Lebih lanjut, Asep menambahkan, manfaat berikutnya adalah dapat meningkatkan kreativitas dan keterampilan anak. Dengan tugas manual, seperti aktivitas tulis tangan atau membuat karya seni dapat mengasah kreativitas anak, melatih motorik halus dan meningkatkan daya ingat anak. Anak yang kecanduan gadget cenderung mengandalkan gadget untuk mencari informasi, sehingga kemampuan menghafal dan berpikir kritis menjadi berkurang.
“Terjadinya distraksi yang berlebihan, karena paparan konten digital yang cepat dan beragam membuat anak sulit fokus, sehingga proses penyimpanan informasi di otak sangat terganggu. Hal ini akan mengakibatkan dominannya fungsi memori jangka pendek,” ujarnya.
Menurutnya, gadget berdampak pada seringnya mendorong pemrosesan informasi secara instan, sehingga anak lebih mengingat hal-hal jangka pendek dan melupakan detail penting dalam jangka panjang
Akan tetapi, lanjut Asep, kembali ke sistem manual tidak juga menjadi solusi sepenuhnya. Karena banyak juga tantangan yang harus dipecahkan solusinya. Kehidupan di zaman modern seperti sekarang ini, manusia tidak dapat dilepaskan dari pengaruh digitalisasi. Bahkan menjadi sebuah keniscayaan yang memang harus diterima, tentu dengan diadaptasi secara bijak agar tepat guna.
“Kita tentu merasakan bahwa keberadaan gadget mempermudah akses ke informasi dan sumber belajar,” tuturnya.
Asep menyampaikan, sistem manual mungkin memerlukan waktu lebih lama untuk mencari referensi dari buku cetakSehingga meski tugas sekolah manual, siswa masih bisa menggunakan gadget untuk aktivitas lain di luar tugas, seperti bermain game atau media sosial lainnya. Dengan tugas manual, guru perlu menyiapkan metode pengajaran dan evaluasi yang sesuai dengan sistem manual, yang mungkin bisa memakan waktu lebih banyak lagi.
“Maka diperlukan solusi kombinasi sebagai alternatif terbaik, misal dengan sistem hybrid yaitu dengan menggabungkan tugas manual dengan digital, misalnya, menulis esai tangan untuk melatih menulis dan membuat presentasi digital untuk meningkatkan literasi teknologi,” katanya.

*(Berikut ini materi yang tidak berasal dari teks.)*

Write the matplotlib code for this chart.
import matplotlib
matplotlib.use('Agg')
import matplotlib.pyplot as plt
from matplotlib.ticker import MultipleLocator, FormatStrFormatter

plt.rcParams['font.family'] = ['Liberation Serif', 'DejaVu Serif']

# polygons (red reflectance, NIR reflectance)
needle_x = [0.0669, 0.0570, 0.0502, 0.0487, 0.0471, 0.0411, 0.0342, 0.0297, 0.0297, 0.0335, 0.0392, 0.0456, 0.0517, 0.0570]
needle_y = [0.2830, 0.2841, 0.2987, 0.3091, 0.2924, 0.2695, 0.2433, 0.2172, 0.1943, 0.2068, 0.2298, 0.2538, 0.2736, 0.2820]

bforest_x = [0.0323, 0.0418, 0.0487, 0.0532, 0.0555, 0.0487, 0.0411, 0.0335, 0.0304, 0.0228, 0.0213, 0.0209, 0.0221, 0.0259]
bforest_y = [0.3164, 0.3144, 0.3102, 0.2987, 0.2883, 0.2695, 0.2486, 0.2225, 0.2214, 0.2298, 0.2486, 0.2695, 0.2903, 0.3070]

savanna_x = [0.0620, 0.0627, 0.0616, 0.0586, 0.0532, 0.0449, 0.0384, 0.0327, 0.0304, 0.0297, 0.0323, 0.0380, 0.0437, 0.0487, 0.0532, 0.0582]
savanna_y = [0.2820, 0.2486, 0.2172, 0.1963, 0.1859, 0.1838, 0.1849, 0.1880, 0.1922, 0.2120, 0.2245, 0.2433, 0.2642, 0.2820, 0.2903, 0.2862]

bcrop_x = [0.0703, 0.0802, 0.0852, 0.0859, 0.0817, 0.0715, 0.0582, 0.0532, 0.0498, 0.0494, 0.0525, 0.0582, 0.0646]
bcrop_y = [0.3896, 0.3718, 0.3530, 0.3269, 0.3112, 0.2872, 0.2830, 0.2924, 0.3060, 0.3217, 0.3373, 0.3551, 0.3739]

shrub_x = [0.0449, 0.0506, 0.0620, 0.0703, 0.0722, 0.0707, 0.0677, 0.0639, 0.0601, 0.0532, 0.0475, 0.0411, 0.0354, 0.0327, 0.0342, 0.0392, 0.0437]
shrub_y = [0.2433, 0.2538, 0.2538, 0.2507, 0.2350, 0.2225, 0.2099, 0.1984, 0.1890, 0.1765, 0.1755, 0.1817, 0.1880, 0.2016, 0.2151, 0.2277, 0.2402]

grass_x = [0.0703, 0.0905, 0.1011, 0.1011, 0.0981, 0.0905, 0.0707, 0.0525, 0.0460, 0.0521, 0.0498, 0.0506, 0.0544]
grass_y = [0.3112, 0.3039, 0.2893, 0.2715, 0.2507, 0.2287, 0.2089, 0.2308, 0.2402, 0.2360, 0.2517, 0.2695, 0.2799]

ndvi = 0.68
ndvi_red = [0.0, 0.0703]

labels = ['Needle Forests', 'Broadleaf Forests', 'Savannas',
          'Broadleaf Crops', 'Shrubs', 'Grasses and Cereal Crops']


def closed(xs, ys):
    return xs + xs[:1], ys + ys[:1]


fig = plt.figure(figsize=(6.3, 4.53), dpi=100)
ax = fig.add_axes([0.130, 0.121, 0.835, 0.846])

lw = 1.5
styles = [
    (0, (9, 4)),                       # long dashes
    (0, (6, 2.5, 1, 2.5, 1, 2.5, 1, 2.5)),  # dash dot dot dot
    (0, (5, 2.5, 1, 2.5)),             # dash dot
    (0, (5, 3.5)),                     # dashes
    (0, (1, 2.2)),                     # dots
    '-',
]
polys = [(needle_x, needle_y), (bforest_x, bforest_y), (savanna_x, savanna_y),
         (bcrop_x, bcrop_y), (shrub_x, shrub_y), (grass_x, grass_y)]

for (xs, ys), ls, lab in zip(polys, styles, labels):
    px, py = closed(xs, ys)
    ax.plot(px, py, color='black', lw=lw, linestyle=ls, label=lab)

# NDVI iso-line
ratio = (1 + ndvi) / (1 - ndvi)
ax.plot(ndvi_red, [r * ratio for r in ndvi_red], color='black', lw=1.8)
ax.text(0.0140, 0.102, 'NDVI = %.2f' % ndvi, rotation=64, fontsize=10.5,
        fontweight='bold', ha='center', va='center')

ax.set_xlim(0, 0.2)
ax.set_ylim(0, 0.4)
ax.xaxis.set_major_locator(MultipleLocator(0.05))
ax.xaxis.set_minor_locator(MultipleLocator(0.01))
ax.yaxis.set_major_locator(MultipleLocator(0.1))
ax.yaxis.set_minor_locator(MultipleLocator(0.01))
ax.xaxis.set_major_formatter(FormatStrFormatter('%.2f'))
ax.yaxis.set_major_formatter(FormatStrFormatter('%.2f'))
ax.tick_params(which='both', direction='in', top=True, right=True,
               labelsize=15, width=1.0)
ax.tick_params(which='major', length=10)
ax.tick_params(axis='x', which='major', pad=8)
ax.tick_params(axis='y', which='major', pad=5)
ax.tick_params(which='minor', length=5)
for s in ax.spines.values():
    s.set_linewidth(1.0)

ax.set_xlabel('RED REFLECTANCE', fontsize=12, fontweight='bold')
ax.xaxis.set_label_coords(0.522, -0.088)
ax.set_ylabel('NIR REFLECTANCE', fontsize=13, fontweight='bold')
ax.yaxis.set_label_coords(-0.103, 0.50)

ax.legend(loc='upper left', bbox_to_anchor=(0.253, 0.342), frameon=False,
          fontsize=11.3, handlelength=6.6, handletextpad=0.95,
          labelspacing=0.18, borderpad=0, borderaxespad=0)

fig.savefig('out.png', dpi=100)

Dirinya mengatakan, tentu yang tak kalah penting diperlukannya pengawasan penggunaan gadget dengan cara menerapkan batasan waktu penggunaan gadget di rumah dan sekolah, serta gunakan aplikasi kontrol orang tua untuk mengelola akses siswa ke konten tertentu.
“Mari kita ajarkan siswa untuk menggunakan gadget secara bijak, sehingga mereka memahami batasan dan memanfaatkan teknologi untuk hal yang positif. Kita dorong mereka pada kegiatan seperti membaca buku fisik, olahraga, atau keterampilan praktis untuk mengalihkan perhatian dari gadget,” tutur Asep.

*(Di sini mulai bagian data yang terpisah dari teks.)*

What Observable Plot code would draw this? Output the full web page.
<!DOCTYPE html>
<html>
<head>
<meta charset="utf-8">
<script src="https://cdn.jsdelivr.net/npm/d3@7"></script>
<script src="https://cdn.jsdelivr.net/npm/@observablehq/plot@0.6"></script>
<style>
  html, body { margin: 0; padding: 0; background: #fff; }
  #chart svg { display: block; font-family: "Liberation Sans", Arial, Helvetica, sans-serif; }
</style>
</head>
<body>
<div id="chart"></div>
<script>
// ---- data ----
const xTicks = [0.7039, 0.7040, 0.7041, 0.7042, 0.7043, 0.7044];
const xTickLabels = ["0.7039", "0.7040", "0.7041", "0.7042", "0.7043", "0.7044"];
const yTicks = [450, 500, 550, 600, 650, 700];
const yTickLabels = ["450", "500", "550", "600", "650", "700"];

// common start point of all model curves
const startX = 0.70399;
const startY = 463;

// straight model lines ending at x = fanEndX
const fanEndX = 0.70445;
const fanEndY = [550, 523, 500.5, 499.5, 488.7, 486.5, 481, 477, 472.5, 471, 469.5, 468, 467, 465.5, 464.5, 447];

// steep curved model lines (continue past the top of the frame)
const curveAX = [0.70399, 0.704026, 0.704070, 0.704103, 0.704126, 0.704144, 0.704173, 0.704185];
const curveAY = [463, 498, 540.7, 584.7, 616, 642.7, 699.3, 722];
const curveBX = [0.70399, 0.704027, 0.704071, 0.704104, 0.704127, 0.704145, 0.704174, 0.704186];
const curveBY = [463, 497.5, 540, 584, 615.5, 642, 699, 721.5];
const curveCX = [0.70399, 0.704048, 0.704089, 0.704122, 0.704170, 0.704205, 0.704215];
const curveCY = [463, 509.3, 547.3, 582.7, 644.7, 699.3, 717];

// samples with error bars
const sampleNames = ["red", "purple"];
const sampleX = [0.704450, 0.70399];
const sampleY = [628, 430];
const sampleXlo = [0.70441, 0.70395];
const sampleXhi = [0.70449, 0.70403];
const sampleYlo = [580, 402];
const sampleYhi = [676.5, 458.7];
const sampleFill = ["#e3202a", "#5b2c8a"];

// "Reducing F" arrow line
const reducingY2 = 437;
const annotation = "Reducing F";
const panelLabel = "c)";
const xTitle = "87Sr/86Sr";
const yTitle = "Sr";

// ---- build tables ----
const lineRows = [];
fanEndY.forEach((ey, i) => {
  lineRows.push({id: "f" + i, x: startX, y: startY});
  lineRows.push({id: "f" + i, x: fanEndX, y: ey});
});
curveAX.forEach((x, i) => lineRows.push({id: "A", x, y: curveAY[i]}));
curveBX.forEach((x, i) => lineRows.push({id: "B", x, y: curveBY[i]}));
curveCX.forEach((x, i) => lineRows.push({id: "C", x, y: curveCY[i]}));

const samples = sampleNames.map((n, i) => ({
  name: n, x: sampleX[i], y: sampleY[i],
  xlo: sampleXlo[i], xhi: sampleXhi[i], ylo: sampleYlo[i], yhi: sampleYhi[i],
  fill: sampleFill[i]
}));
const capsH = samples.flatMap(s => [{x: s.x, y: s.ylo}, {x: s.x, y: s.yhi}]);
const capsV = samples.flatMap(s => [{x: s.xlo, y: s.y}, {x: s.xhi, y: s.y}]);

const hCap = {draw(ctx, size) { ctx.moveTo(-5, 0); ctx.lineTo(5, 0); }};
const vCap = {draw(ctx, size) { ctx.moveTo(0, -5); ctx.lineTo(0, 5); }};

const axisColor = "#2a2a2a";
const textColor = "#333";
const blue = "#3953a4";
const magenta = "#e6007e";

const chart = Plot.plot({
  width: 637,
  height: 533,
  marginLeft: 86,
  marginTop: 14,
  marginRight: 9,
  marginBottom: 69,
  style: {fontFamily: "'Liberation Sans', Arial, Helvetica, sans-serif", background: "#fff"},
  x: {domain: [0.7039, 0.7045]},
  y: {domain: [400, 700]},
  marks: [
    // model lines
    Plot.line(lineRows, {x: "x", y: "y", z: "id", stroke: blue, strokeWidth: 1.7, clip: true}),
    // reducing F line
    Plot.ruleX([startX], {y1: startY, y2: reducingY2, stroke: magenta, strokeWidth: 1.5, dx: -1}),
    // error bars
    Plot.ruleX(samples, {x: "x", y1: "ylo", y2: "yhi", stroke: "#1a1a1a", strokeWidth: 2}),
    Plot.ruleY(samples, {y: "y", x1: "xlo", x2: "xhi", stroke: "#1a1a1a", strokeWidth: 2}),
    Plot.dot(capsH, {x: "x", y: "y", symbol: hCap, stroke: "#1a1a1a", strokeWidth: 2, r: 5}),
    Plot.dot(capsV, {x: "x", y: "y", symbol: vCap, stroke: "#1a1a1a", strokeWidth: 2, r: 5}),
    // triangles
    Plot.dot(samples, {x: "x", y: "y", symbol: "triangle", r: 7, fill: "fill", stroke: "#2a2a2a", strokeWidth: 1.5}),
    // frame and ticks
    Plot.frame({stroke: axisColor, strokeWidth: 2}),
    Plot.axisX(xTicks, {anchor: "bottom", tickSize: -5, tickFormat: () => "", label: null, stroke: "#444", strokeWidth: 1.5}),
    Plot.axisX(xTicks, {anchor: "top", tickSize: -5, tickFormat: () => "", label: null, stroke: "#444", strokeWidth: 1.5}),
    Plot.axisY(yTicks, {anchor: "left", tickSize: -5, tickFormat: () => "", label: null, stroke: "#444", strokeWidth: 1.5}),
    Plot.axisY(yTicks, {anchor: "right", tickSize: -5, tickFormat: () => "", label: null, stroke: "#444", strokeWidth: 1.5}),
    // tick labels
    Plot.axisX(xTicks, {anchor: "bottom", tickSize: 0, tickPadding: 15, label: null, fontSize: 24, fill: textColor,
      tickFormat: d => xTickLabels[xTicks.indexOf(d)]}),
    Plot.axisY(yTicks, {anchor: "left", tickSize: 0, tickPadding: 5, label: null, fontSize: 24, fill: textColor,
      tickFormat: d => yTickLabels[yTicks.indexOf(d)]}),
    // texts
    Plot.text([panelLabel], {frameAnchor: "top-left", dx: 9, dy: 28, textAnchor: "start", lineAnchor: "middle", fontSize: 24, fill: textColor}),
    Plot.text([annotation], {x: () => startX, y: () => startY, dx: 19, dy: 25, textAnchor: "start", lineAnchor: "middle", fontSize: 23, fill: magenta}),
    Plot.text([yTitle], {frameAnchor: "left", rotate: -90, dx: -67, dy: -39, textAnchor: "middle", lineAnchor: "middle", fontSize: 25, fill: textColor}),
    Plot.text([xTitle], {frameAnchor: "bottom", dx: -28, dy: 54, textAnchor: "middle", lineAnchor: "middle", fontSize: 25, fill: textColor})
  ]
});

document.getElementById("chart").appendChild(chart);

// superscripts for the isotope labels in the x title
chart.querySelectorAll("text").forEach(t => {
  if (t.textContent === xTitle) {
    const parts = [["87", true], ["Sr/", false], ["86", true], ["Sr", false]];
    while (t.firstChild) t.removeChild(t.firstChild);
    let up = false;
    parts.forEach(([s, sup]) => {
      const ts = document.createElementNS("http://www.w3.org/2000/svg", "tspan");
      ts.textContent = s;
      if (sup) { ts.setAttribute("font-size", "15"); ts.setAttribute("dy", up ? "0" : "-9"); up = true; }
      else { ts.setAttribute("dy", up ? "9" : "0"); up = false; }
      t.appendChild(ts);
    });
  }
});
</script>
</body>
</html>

Terakhir, dirinya berpesan bahwa anak adalah investasi masa depan kita yang harus kita arahkan dengan penuh perencanaan matang agar kita tidak menyesal di kemudian hari.
“Mengurus anak bukan sekadar mencukupi kebutuhan makan, pakaian dan fasilitas fisik lainnya, tapi lebih dari itu, bagaimana kita bisa mempersiapkan mental spiritualnya, karena mereka akan hidup di zaman yang berbeda dengan masa kita hari ini,” tutupnya.